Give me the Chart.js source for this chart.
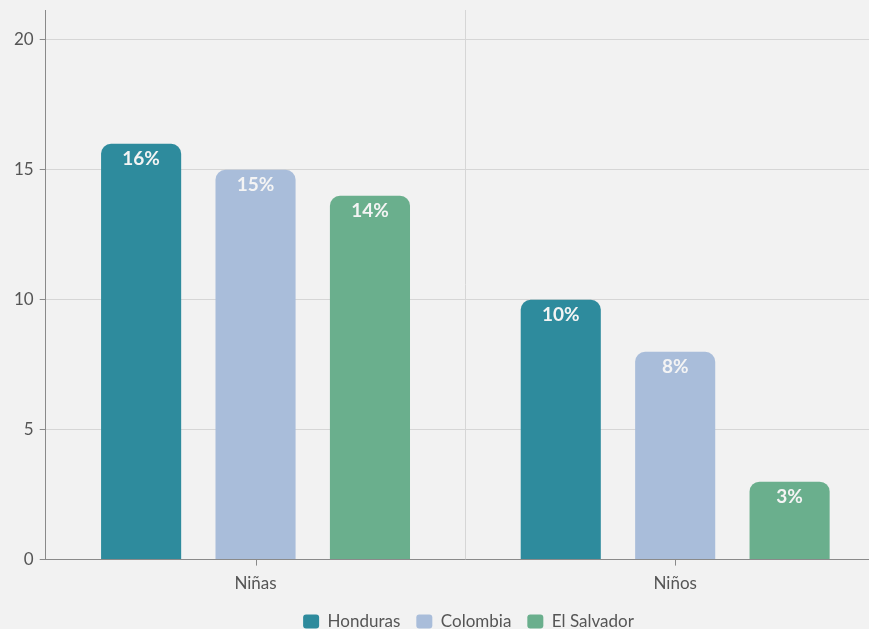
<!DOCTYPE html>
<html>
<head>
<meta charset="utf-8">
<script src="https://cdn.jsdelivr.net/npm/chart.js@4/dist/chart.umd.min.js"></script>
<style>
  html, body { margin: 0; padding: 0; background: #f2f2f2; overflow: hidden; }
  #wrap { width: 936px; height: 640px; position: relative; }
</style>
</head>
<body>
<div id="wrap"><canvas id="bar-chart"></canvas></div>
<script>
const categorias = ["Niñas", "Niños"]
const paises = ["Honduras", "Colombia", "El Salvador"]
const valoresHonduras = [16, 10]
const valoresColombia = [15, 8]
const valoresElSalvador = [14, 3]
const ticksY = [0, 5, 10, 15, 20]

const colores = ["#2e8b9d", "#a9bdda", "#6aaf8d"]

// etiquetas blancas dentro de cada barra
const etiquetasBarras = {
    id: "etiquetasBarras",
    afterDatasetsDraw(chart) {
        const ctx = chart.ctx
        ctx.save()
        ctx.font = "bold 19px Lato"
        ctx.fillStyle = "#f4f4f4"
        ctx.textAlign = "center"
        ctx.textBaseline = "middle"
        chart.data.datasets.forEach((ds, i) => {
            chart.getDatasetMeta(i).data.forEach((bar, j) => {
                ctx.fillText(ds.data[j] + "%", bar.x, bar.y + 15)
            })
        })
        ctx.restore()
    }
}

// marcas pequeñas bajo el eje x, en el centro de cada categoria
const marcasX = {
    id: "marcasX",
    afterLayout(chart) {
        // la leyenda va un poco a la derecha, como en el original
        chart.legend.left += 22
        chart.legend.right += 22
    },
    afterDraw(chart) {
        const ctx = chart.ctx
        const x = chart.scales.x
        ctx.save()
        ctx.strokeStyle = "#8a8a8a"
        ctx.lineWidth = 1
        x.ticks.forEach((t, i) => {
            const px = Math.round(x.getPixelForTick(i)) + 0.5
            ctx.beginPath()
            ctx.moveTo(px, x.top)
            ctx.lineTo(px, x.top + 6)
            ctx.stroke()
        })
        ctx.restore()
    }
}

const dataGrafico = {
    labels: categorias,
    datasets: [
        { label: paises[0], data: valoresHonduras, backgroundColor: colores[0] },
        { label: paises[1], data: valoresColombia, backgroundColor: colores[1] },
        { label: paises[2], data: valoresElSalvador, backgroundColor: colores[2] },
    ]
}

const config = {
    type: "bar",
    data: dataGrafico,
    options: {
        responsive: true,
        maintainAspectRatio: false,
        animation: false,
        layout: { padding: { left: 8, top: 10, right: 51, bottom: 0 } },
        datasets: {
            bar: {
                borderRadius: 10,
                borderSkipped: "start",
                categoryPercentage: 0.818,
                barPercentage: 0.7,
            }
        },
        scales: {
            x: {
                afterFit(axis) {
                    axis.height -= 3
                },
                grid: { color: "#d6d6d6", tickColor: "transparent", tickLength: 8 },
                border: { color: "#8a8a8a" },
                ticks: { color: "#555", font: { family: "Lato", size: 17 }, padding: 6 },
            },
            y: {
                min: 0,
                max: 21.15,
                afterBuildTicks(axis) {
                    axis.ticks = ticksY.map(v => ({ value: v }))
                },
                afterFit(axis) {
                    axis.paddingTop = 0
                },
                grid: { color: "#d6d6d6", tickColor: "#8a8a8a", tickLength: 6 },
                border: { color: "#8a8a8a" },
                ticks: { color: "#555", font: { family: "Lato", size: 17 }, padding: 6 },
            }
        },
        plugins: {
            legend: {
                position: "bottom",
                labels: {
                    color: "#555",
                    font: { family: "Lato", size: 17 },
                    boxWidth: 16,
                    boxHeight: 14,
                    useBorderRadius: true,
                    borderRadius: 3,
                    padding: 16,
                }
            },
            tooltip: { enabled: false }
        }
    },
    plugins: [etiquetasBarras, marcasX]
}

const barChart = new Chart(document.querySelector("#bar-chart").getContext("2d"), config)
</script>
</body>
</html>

-.-.-

Direction: Please transcribe the material above exactly as written. Leave the pictures out.

Solution to the exercise:
Give me the Chart.js source for this chart.
<!DOCTYPE html>
<html>
<head>
<meta charset="utf-8">
<script src="https://cdn.jsdelivr.net/npm/chart.js@4/dist/chart.umd.min.js"></script>
<style>
  html, body { margin: 0; padding: 0; background: #f2f2f2; overflow: hidden; }
  #wrap { width: 936px; height: 640px; position: relative; }
</style>
</head>
<body>
<div id="wrap"><canvas id="bar-chart"></canvas></div>
<script>
const categorias = ["Niñas", "Niños"]
const paises = ["Honduras", "Colombia", "El Salvador"]
const valoresHonduras = [16, 10]
const valoresColombia = [15, 8]
const valoresElSalvador = [14, 3]
const ticksY = [0, 5, 10, 15, 20]

const colores = ["#2e8b9d", "#a9bdda", "#6aaf8d"]

// etiquetas blancas dentro de cada barra
const etiquetasBarras = {
    id: "etiquetasBarras",
    afterDatasetsDraw(chart) {
        const ctx = chart.ctx
        ctx.save()
        ctx.font = "bold 19px Lato"
        ctx.fillStyle = "#f4f4f4"
        ctx.textAlign = "center"
        ctx.textBaseline = "middle"
        chart.data.datasets.forEach((ds, i) => {
            chart.getDatasetMeta(i).data.forEach((bar, j) => {
                ctx.fillText(ds.data[j] + "%", bar.x, bar.y + 15)
            })
        })
        ctx.restore()
    }
}

// marcas pequeñas bajo el eje x, en el centro de cada categoria
const marcasX = {
    id: "marcasX",
    afterLayout(chart) {
        // la leyenda va un poco a la derecha, como en el original
        chart.legend.left += 22
        chart.legend.right += 22
    },
    afterDraw(chart) {
        const ctx = chart.ctx
        const x = chart.scales.x
        ctx.save()
        ctx.strokeStyle = "#8a8a8a"
        ctx.lineWidth = 1
        x.ticks.forEach((t, i) => {
            const px = Math.round(x.getPixelForTick(i)) + 0.5
            ctx.beginPath()
            ctx.moveTo(px, x.top)
            ctx.lineTo(px, x.top + 6)
            ctx.stroke()
        })
        ctx.restore()
    }
}

const dataGrafico = {
    labels: categorias,
    datasets: [
        { label: paises[0], data: valoresHonduras, backgroundColor: colores[0] },
        { label: paises[1], data: valoresColombia, backgroundColor: colores[1] },
        { label: paises[2], data: valoresElSalvador, backgroundColor: colores[2] },
    ]
}

const config = {
    type: "bar",
    data: dataGrafico,
    options: {
        responsive: true,
        maintainAspectRatio: false,
        animation: false,
        layout: { padding: { left: 8, top: 10, right: 51, bottom: 0 } },
        datasets: {
            bar: {
                borderRadius: 10,
                borderSkipped: "start",
                categoryPercentage: 0.818,
                barPercentage: 0.7,
            }
        },
        scales: {
            x: {
                afterFit(axis) {
                    axis.height -= 3
                },
                grid: { color: "#d6d6d6", tickColor: "transparent", tickLength: 8 },
                border: { color: "#8a8a8a" },
                ticks: { color: "#555", font: { family: "Lato", size: 17 }, padding: 6 },
            },
            y: {
                min: 0,
                max: 21.15,
                afterBuildTicks(axis) {
                    axis.ticks = ticksY.map(v => ({ value: v }))
                },
                afterFit(axis) {
                    axis.paddingTop = 0
                },
                grid: { color: "#d6d6d6", tickColor: "#8a8a8a", tickLength: 6 },
                border: { color: "#8a8a8a" },
                ticks: { color: "#555", font: { family: "Lato", size: 17 }, padding: 6 },
            }
        },
        plugins: {
            legend: {
                position: "bottom",
                labels: {
                    color: "#555",
                    font: { family: "Lato", size: 17 },
                    boxWidth: 16,
                    boxHeight: 14,
                    useBorderRadius: true,
                    borderRadius: 3,
                    padding: 16,
                }
            },
            tooltip: { enabled: false }
        }
    },
    plugins: [etiquetasBarras, marcasX]
}

const barChart = new Chart(document.querySelector("#bar-chart").getContext("2d"), config)
</script>
</body>
</html>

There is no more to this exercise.